- STATED PROBLEM -
In the records below, find the line containing "Recreate this image", then copy that line and all lines after it, exactly, omitting every picture.

(Figure scripts)
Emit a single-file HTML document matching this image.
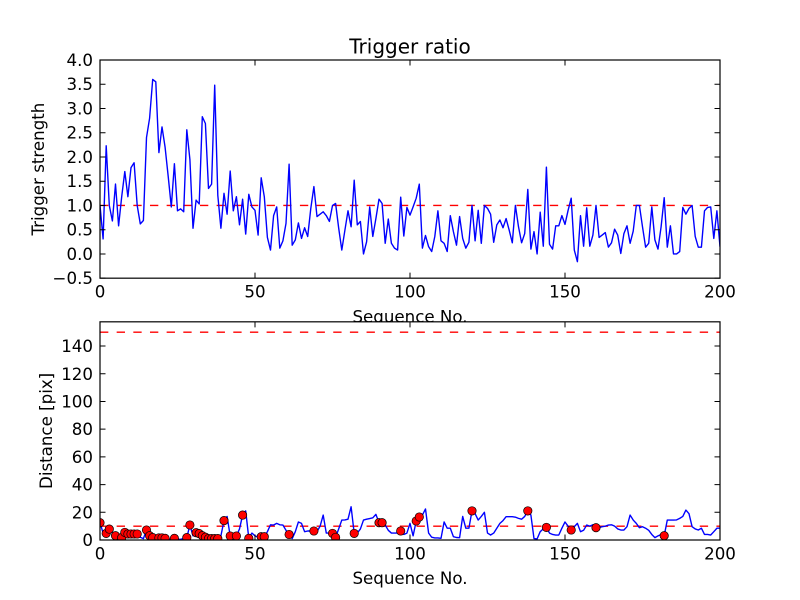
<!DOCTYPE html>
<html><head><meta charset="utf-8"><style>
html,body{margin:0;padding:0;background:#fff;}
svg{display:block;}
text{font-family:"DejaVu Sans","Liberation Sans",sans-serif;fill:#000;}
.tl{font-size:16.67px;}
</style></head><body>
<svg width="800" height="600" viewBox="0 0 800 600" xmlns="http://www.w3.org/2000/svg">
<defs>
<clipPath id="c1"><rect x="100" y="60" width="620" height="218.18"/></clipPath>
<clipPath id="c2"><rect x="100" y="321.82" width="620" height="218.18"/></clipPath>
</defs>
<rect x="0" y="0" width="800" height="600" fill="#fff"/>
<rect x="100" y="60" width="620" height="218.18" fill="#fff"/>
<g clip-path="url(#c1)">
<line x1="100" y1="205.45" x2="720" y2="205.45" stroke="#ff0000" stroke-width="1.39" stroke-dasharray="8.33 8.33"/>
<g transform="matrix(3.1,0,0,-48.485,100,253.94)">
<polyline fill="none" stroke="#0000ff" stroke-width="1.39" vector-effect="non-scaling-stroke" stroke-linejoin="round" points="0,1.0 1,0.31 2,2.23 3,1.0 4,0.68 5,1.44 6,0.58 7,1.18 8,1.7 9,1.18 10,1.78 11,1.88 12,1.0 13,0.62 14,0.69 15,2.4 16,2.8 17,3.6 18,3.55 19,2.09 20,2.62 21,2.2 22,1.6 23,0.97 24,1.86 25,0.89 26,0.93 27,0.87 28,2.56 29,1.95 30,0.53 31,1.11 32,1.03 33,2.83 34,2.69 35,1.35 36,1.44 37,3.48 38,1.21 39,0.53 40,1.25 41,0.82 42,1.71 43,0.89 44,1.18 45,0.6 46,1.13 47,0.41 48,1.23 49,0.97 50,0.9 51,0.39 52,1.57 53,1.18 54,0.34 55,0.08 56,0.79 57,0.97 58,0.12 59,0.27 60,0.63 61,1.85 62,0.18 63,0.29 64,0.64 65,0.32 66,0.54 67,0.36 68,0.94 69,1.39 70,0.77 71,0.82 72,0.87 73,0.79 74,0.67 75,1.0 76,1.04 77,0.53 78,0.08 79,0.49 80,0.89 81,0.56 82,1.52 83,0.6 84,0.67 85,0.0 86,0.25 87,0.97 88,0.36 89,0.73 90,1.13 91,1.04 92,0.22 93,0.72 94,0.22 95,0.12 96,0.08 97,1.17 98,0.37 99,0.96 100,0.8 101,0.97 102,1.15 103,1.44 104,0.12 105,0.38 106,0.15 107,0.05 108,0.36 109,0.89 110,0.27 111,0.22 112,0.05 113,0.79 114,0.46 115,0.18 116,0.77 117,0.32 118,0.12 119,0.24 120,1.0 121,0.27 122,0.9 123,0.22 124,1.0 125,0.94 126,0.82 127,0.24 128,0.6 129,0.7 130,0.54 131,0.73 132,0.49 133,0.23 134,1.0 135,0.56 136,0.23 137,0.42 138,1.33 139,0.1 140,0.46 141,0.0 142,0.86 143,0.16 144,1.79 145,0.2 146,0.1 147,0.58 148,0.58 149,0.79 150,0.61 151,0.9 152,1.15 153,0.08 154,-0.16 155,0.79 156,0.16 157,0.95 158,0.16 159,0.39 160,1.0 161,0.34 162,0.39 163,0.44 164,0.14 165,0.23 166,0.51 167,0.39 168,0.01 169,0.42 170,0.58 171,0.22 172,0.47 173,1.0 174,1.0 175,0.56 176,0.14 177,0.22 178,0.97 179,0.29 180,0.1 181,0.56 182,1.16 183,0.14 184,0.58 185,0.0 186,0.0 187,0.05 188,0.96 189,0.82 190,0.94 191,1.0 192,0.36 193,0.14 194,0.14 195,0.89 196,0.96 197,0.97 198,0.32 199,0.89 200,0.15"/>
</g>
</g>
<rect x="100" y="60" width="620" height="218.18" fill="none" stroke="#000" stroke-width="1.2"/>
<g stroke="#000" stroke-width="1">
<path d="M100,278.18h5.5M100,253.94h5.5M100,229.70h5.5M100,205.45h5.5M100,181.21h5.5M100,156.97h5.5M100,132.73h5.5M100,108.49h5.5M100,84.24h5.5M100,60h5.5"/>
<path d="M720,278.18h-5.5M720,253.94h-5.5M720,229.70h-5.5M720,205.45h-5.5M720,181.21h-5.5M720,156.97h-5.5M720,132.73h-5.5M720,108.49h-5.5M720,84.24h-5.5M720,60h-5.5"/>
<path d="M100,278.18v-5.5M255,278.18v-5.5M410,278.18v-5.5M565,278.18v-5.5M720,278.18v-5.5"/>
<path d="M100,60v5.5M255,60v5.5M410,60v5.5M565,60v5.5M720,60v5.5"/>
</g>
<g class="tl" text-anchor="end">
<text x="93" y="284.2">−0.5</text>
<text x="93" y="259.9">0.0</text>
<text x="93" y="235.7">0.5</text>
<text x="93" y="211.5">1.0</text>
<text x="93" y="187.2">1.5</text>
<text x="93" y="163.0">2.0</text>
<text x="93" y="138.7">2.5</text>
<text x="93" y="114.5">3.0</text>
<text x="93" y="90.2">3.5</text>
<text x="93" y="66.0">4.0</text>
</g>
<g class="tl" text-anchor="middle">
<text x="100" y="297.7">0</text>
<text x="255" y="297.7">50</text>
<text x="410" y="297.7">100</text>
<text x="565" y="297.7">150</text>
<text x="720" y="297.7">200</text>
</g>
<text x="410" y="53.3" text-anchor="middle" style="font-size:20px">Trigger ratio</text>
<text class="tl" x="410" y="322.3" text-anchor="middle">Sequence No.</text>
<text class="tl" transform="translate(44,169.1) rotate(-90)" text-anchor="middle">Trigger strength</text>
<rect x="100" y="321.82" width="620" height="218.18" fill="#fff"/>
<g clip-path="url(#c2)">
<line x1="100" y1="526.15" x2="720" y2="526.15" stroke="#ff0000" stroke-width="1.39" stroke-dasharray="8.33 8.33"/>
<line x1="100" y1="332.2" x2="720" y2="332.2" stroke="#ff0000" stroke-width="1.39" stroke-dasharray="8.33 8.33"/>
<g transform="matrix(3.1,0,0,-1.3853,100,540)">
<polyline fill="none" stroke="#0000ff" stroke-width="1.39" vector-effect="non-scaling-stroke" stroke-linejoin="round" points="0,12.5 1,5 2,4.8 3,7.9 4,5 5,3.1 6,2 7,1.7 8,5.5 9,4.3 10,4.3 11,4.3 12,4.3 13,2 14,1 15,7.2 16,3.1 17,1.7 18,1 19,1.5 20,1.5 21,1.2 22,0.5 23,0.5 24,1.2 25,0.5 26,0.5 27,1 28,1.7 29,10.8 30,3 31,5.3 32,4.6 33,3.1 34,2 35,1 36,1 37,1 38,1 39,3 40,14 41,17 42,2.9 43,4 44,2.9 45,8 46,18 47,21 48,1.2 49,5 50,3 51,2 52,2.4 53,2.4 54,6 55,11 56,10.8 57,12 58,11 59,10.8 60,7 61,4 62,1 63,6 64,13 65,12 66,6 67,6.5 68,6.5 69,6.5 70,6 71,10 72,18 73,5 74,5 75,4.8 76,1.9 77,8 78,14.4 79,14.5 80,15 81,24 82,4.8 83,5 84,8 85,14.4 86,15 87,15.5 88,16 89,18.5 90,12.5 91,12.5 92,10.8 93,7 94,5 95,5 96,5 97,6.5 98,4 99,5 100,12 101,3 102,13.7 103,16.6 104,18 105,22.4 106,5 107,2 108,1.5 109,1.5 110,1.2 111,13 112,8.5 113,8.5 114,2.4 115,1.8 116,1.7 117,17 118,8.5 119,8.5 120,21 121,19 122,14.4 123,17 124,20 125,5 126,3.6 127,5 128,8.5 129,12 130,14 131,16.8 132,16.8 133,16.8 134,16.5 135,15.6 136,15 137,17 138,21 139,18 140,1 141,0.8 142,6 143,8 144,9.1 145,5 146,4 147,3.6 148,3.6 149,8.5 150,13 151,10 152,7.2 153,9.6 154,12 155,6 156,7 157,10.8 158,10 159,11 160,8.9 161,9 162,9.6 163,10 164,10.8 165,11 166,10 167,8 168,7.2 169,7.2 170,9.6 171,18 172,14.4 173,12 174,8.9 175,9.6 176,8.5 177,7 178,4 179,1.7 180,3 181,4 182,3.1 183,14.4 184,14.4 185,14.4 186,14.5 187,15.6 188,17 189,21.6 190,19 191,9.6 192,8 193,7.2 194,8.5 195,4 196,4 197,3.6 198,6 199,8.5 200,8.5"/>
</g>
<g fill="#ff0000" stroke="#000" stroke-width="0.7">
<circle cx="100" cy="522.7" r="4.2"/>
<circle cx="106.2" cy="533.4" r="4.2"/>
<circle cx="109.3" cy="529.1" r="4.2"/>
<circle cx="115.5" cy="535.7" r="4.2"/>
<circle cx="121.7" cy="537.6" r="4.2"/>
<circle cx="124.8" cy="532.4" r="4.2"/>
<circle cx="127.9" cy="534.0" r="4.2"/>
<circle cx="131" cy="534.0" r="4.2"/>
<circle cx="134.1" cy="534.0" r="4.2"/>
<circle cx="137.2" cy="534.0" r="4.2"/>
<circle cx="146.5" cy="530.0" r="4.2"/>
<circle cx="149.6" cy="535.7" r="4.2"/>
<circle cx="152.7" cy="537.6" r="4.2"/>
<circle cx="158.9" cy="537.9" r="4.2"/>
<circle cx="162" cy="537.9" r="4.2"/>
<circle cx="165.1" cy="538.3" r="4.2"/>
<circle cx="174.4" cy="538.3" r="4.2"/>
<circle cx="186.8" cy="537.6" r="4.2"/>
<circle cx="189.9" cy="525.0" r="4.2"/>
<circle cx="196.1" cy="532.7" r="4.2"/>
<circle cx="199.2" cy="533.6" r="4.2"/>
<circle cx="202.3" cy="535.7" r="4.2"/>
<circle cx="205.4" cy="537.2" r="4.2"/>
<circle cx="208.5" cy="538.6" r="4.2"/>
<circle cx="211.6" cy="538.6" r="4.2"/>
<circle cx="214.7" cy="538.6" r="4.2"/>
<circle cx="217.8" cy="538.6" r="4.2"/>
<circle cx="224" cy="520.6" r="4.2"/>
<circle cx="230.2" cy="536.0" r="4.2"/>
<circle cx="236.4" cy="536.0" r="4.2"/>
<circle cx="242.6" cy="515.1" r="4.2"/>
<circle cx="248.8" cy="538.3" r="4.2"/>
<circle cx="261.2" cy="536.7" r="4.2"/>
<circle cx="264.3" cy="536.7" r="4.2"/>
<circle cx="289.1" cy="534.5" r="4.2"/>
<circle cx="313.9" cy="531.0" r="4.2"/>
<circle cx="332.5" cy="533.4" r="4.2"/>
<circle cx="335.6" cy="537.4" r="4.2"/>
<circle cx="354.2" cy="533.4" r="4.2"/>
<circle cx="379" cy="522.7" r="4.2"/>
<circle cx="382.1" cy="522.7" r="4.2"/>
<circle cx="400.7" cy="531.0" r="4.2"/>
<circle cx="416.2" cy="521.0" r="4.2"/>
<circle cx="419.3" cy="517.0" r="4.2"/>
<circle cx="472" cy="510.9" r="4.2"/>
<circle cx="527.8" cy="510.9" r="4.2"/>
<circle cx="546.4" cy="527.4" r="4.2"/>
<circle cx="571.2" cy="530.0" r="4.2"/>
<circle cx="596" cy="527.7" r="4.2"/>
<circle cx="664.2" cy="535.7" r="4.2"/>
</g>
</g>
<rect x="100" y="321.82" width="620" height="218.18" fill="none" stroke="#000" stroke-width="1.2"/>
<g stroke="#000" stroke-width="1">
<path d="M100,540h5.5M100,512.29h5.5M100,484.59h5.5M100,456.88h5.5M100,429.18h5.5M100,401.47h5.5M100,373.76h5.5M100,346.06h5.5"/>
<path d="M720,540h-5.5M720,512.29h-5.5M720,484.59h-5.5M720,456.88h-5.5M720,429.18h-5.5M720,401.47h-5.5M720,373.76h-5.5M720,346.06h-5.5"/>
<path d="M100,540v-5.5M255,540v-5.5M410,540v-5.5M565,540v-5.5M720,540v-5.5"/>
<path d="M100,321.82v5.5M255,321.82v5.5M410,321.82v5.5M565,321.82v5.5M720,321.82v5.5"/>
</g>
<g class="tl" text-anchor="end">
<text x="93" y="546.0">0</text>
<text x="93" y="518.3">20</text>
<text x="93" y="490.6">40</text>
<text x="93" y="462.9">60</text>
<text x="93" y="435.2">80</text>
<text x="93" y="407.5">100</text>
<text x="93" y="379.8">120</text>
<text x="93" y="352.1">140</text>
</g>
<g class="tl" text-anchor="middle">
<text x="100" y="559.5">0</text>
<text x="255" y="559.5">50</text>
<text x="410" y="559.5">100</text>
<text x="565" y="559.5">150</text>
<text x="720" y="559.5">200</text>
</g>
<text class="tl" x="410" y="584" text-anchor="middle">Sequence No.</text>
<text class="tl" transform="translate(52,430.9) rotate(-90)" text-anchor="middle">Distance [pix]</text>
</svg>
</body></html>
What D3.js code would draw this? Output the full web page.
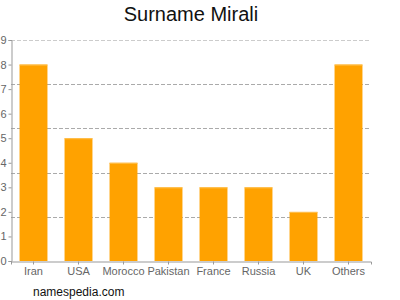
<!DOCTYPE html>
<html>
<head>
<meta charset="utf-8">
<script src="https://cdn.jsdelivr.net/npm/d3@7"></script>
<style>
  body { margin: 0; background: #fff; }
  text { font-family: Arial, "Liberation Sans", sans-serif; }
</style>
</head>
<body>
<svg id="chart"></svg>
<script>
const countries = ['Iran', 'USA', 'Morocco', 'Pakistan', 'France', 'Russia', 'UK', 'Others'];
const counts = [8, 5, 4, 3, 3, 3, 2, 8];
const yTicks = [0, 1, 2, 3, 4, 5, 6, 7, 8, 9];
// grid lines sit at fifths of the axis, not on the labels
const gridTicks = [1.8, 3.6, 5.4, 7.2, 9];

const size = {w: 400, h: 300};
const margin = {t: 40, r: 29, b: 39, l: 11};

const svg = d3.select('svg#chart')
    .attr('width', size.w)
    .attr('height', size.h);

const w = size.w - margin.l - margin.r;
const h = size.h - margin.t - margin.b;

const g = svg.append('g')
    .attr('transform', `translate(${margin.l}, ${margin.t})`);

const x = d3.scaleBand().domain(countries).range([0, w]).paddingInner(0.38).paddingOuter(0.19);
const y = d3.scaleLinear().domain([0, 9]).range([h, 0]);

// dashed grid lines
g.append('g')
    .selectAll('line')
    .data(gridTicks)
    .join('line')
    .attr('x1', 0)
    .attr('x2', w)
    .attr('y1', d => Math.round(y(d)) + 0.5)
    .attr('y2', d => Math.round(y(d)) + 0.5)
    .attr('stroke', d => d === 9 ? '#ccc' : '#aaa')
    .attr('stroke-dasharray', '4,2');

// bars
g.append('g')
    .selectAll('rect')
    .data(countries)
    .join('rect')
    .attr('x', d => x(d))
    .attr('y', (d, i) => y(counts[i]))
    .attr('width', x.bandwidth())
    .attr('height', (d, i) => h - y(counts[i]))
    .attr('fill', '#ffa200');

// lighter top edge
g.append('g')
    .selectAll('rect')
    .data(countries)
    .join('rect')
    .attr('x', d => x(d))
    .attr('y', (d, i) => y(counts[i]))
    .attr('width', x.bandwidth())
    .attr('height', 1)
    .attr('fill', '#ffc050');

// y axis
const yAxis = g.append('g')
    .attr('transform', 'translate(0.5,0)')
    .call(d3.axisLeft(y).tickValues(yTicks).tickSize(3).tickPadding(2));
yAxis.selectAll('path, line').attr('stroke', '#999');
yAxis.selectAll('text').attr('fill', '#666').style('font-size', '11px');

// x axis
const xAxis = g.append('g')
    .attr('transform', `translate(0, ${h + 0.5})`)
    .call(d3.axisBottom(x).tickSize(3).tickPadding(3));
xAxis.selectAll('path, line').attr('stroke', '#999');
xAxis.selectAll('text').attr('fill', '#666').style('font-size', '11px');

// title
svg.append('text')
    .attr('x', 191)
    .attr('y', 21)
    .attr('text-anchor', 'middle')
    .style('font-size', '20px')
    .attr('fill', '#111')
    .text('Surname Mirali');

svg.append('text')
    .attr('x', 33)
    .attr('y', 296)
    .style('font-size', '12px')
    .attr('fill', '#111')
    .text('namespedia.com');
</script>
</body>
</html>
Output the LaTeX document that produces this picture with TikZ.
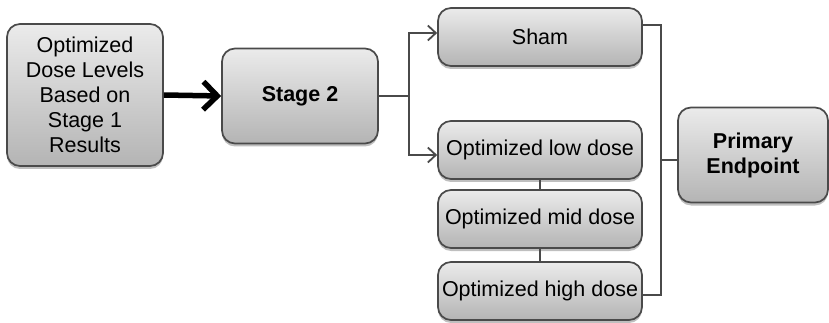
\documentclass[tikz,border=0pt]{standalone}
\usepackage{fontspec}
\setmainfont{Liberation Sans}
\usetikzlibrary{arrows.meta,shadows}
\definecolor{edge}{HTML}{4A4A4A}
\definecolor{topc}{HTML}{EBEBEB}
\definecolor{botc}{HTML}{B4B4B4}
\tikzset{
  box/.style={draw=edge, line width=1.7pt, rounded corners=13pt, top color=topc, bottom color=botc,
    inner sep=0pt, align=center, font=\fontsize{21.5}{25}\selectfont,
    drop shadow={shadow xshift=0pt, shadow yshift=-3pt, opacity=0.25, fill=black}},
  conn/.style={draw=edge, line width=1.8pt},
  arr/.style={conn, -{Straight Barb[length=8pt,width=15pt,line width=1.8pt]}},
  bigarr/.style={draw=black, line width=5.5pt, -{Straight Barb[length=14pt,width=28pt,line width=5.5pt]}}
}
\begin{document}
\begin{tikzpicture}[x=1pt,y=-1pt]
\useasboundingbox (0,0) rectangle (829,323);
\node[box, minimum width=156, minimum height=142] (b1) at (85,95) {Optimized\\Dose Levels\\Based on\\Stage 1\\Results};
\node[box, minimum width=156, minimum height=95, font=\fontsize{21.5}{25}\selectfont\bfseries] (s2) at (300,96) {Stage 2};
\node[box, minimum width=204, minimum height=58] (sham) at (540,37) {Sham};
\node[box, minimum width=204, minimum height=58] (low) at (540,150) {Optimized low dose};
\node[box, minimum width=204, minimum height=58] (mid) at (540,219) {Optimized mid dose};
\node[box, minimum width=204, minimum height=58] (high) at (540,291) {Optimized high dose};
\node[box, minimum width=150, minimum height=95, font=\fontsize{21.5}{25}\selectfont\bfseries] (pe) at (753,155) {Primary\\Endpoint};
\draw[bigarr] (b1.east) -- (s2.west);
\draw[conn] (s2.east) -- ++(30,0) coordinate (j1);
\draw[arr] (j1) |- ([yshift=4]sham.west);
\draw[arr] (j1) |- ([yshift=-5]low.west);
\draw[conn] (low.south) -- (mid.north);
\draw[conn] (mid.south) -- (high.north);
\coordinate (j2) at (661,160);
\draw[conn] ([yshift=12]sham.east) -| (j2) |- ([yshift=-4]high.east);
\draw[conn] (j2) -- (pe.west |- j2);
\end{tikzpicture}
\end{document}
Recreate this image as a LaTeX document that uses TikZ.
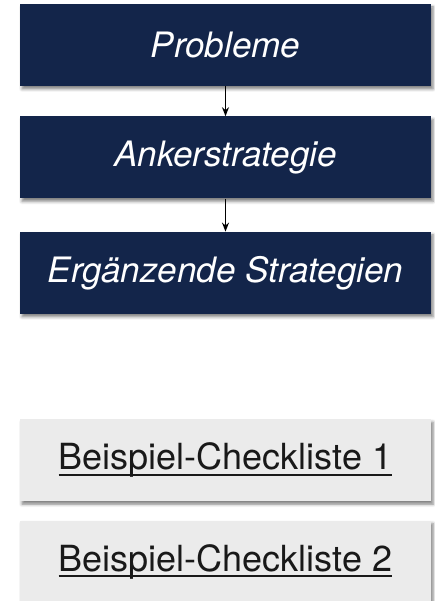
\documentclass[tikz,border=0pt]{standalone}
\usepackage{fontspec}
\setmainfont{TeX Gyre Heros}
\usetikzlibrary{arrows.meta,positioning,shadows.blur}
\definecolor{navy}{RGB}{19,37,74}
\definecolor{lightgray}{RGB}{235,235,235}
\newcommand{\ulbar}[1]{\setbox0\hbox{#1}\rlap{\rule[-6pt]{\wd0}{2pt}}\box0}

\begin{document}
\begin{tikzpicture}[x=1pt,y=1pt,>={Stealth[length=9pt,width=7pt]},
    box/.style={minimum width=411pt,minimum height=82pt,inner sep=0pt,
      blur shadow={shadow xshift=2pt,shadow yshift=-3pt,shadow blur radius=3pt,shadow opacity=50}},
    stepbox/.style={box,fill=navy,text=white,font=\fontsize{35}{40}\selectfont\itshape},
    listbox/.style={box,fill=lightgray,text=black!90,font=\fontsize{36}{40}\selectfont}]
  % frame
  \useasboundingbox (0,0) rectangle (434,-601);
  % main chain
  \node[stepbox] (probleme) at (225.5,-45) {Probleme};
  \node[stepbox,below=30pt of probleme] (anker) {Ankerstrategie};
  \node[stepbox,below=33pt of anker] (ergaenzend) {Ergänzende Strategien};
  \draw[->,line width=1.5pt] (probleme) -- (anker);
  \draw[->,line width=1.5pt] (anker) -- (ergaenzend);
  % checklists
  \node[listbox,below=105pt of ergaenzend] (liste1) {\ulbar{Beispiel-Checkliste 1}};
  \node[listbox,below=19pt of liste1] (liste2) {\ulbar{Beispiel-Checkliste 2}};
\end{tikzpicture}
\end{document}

- EXPECTED ANSWER -
Recreate this image as a LaTeX document that uses TikZ.
\documentclass[tikz,border=0pt]{standalone}
\usepackage{fontspec}
\setmainfont{TeX Gyre Heros}
\usetikzlibrary{arrows.meta,positioning,shadows.blur}
\definecolor{navy}{RGB}{19,37,74}
\definecolor{lightgray}{RGB}{235,235,235}
\newcommand{\ulbar}[1]{\setbox0\hbox{#1}\rlap{\rule[-6pt]{\wd0}{2pt}}\box0}

\begin{document}
\begin{tikzpicture}[x=1pt,y=1pt,>={Stealth[length=9pt,width=7pt]},
    box/.style={minimum width=411pt,minimum height=82pt,inner sep=0pt,
      blur shadow={shadow xshift=2pt,shadow yshift=-3pt,shadow blur radius=3pt,shadow opacity=50}},
    stepbox/.style={box,fill=navy,text=white,font=\fontsize{35}{40}\selectfont\itshape},
    listbox/.style={box,fill=lightgray,text=black!90,font=\fontsize{36}{40}\selectfont}]
  % frame
  \useasboundingbox (0,0) rectangle (434,-601);
  % main chain
  \node[stepbox] (probleme) at (225.5,-45) {Probleme};
  \node[stepbox,below=30pt of probleme] (anker) {Ankerstrategie};
  \node[stepbox,below=33pt of anker] (ergaenzend) {Ergänzende Strategien};
  \draw[->,line width=1.5pt] (probleme) -- (anker);
  \draw[->,line width=1.5pt] (anker) -- (ergaenzend);
  % checklists
  \node[listbox,below=105pt of ergaenzend] (liste1) {\ulbar{Beispiel-Checkliste 1}};
  \node[listbox,below=19pt of liste1] (liste2) {\ulbar{Beispiel-Checkliste 2}};
\end{tikzpicture}
\end{document}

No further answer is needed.